|Month over Month||-0.7%||-0.2%||1.7%|
|Year over Year||0.6%||-2.8%||-2.7%|
Manufacturing sales were down a somewhat smaller than expected 0.2 percent on the month in August. The decline followed unrevised 1.7 percent increase in July and was the first since April. Even so, compared with a year ago shipments were up 0.6 percent, a clear improvement July's minus 2.8 percent rate.
The monthly drop in nominal sales was only partly reflected in volumes which were just 0.1 percent weaker than last time and 0.9 percent above their level in August 2014.
Much of the damage to the monthly headline change was done by petroleum and coal which nosedived 5.2 percent. Fabricated metal products (minus 1.0 percent), machinery (minus 1.7 percent) and primary metals (minus 0.9 percent) also had a poor period. However, motor vehicles jumped 6.7 percent as part of a 1.0 percent gain in overall transportation, non-metallic mineral products were up 1.0 percent and chemicals 1.1 percent. Excluding motor vehicles, parts and accessories, sales were down 0.8 percent from July and 2.6 percent from a year ago.

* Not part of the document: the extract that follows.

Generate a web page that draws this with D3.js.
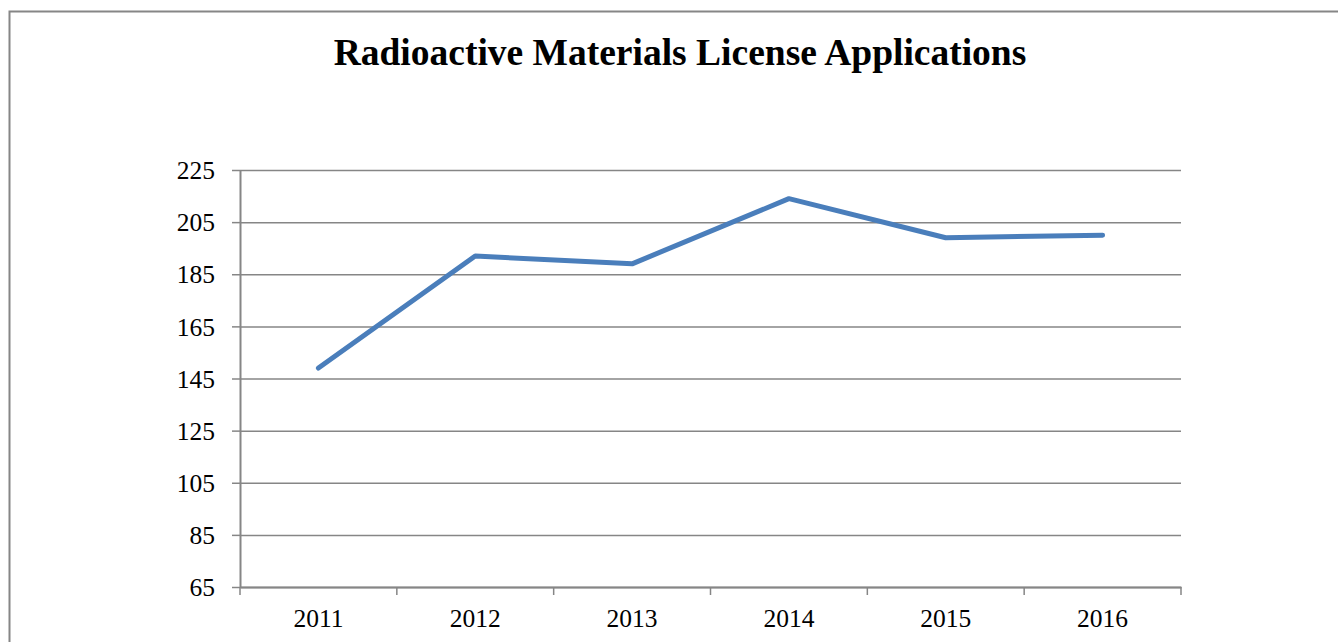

Elsewhere in the survey the news was generally quite downbeat. Hence, new orders dropped a sizeable 5.6 percent on the month and although backlogs edged 0.2 percent higher, a 0.5 percent increase in inventories was enough to see the inventory/sales ratio move a tick higher to 1.41 months, some 0.04 months above its mark a year ago.
According to the latest labour force survey manufacturing employment was up just 600 in September and that after a 3,200 decline in August. Accordingly, the signs are that the sector is still struggling to adjust to the slump in energy prices. The worst may be over but manufacturing looks unlikely to have provided much help to third quarter GDP growth.
Manufacturing sales are the Canadian dollar level of factory shipments for manufacturing durable and nondurable goods.
Manufacturer's shipments represent the monetary level of factory shipments for durable and nondurable goods and are a relevant indicator for an export-oriented economy. The data are used by analysts to evaluate the economic health of manufacturing industries. They are also used as inputs to GDP and needless to say, these data are used by the central bank in its decision-making process.
The monthly survey of manufacturing of which shipments is a part, provides a broad look at manufacturing activity levels. The level of activity in manufacturing can be affected by the level of interest rates which slows or stimulates the demand for goods and production. Shipments are an indication of how busy factories have been as manufacturers work to fill orders. The data not only provide insight to demand for items such as refrigerators and cars, but also business investment such as industrial machinery, electrical machinery and computers. Because a large proportion of shipments are headed south of the border to the U.S. and include a wide variety of durables, shipments are affected by U.S. economic activity as well as the exchange rate. Although the focus in this report is on shipments, it also contains information on inventories and new and unfilled orders.
Results from this survey are used by both the private and public sectors including finance departments of the federal and provincial governments, the Bank of Canada, Industry Canada, the System of National Accounts, the manufacturing community, consultants and research organizations in Canada, the United States and abroad.